Other experts were more skeptical. Marion Nestle, a nutritionist and food policy expert who advised on previous editions, said, “Overall, if people eat the way these are recommended, they will be eating more calories, not less.” She and other critics said they were especially concerned about the guidelines’ focus on meat and dairy as primary sources of protein rather than plant-based sources.
School meals could be reshaped over time
The guidelines are required by law to be updated every five years and provide a template for federal nutrition programs. The AP report said the document is 10 pages and follows the administration’s pledge to keep the guidance simple and understandable, compared with the much longer versions issued in later years, including a 164-page document in 2020 that included a four-page executive summary.
The changes could have their most immediate, practical effect through federal school nutrition rules. The guidelines’ recommendations must be followed by the federally funded National School Lunch Program, which the AP described as serving nearly 30 million U.S. children on a typical school day.
The Agriculture Department will have to translate the dietary recommendations into specific requirements for school meals, a process that can take years, Diane Pratt-Heavner, spokesperson for the School Nutrition Association, said. Pratt-Heavner said the latest school nutrition standards were proposed in 2023 but would not be fully implemented until 2027.
What changes from earlier guidance: processed foods, protein and sugars
The new guidelines largely rejected the advice of a 20-member panel of nutrition experts convened by the Biden administration that met for nearly two years. The AP report said Kennedy had criticized the panel’s expertise and suggested that panel members had ties to the food industry that influenced the advice.
Instead, the administration relied on a new set of experts listed in supporting documents. Of 10 experts who led the new scientific review under Kennedy, the AP said five reported financial ties to beef, pork or dairy industries or to makers of infant formula or supplements. The AP also said the new group rejected more than half the recommendations of the previous panel’s work.

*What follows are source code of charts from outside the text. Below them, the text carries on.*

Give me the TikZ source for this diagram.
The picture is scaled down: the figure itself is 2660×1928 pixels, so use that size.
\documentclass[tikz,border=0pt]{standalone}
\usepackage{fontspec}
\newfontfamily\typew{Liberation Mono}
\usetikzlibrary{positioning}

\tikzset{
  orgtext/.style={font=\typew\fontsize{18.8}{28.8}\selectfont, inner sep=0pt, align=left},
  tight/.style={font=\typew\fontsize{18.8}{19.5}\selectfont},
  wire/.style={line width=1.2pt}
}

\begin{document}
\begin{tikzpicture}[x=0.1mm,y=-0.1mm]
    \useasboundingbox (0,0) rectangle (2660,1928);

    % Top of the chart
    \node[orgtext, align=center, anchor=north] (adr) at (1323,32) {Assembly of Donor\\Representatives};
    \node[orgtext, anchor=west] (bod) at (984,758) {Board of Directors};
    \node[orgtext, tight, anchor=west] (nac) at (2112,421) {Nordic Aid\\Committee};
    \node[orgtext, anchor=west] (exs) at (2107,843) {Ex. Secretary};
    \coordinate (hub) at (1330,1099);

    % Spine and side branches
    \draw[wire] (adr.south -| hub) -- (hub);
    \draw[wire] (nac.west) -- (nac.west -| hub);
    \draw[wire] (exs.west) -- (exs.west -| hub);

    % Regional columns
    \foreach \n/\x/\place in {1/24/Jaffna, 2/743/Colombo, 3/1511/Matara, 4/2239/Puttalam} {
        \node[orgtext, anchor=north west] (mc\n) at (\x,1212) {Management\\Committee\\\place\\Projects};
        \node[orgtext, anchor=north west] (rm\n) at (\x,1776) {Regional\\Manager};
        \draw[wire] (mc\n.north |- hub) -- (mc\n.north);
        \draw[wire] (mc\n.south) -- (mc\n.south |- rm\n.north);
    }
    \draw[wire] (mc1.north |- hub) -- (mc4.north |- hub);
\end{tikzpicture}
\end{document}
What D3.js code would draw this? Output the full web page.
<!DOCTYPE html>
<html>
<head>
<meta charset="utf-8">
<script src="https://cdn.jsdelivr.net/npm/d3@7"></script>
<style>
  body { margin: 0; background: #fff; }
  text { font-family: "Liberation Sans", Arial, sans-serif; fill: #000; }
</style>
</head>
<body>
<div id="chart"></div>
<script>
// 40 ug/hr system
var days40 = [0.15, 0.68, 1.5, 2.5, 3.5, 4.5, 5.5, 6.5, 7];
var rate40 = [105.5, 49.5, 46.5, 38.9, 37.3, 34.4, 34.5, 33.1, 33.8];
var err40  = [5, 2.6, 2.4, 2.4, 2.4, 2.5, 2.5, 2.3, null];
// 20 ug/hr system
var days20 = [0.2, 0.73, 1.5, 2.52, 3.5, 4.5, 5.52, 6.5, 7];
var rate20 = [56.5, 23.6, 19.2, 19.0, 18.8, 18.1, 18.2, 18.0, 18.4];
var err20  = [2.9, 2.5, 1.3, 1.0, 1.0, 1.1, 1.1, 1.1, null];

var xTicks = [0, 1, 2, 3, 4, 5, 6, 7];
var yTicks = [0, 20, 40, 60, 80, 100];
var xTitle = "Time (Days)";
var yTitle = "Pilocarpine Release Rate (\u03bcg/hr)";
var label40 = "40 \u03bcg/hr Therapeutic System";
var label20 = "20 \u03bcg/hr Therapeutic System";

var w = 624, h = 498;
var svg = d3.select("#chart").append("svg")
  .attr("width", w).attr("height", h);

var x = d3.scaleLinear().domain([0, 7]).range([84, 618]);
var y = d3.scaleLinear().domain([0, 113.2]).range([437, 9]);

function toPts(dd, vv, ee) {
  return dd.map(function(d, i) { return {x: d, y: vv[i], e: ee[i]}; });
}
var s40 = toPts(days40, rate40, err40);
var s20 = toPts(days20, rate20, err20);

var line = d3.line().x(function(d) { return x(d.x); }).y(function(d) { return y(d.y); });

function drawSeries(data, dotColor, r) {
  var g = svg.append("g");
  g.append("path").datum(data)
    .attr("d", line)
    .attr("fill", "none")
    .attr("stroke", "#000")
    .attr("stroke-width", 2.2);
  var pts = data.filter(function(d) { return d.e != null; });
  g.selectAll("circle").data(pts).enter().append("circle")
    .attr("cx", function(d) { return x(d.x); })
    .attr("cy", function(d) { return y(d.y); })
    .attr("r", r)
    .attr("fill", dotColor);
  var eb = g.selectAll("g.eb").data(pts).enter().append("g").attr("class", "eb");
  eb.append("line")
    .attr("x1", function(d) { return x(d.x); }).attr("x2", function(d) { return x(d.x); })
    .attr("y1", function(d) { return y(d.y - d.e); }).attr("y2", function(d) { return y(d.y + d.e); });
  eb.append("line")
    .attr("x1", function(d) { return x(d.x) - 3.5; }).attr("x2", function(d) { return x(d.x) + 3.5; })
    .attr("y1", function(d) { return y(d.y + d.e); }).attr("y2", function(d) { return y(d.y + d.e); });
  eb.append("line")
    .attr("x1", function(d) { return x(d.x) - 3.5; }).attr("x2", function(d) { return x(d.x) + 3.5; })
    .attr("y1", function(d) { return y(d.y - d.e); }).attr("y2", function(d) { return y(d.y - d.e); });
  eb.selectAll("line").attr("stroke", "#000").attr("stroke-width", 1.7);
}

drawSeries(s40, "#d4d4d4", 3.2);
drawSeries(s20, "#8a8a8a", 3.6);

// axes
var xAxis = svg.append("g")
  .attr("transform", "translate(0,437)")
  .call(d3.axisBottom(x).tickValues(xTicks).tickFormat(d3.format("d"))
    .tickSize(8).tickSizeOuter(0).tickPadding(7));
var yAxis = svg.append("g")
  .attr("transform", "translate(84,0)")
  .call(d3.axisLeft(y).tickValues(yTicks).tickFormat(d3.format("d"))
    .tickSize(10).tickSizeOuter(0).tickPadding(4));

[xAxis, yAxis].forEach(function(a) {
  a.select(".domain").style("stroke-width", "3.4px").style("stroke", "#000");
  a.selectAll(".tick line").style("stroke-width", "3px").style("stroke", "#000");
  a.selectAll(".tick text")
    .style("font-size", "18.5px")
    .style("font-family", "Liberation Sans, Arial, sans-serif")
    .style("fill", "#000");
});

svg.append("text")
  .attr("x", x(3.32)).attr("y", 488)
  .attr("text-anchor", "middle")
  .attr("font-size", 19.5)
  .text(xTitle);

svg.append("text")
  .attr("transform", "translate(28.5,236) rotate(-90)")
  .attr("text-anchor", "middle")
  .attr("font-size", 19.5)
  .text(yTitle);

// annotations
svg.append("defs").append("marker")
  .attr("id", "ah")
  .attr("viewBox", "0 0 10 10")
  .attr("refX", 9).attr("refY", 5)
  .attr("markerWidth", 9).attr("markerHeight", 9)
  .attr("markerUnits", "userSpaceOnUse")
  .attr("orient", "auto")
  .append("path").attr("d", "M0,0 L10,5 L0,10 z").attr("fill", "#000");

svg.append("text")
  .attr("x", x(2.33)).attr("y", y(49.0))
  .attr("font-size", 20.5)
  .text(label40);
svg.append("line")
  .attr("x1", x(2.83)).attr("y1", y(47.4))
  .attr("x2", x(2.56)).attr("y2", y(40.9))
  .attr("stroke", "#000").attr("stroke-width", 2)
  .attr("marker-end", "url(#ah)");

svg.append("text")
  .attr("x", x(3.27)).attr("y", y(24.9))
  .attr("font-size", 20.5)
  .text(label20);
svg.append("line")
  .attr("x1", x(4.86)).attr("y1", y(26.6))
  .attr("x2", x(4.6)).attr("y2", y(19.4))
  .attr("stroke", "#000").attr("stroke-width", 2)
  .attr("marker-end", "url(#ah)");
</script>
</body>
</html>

The new guidance does not make an immediate, hard-edged set of recommendations on “ultraprocessed foods” as a category with a fully finalized definition in the way some experts expected. The AP report said the FDA and the Agriculture Department are already working on a definition, a process expected to take time.
The guidelines also called for a higher protein target. They recommend 1.2 to 1.6 grams of protein per kilogram of body weight, compared with a prior recommendation of 0.8 grams per kilogram. The AP report said previous guidance described protein as the “bare minimum” needed for health and that the new recommendation could mean more protein intake for many people.
On added sugars, the new guidelines advise avoiding or sharply limiting added sugars or non-nutritive sweeteners, saying “no amount” is considered part of a healthy diet. The document says no one meal should contain more than 10 grams of added sugars, about 2 teaspoons.
The AP report said previous federal guidelines limited added sugars to less than 10% of daily calories for people older than 2, with children younger than 2 told to have no added sugars at all. The report also said Americans on average consume about 17 teaspoons of added sugars per day, citing the U.S. Centers for Disease Control and Prevention.
Alcohol limits rolled back
The new dietary guidance also removed prior recommendations to limit alcohol intake to one drink or less per day for women and two drinks or less per day for men. Instead, the document advises Americans to “consume less alcohol for better health.”
The guidelines said alcohol should be avoided by pregnant women, people recovering from alcohol use disorder and those who are unable to control the amount they drink.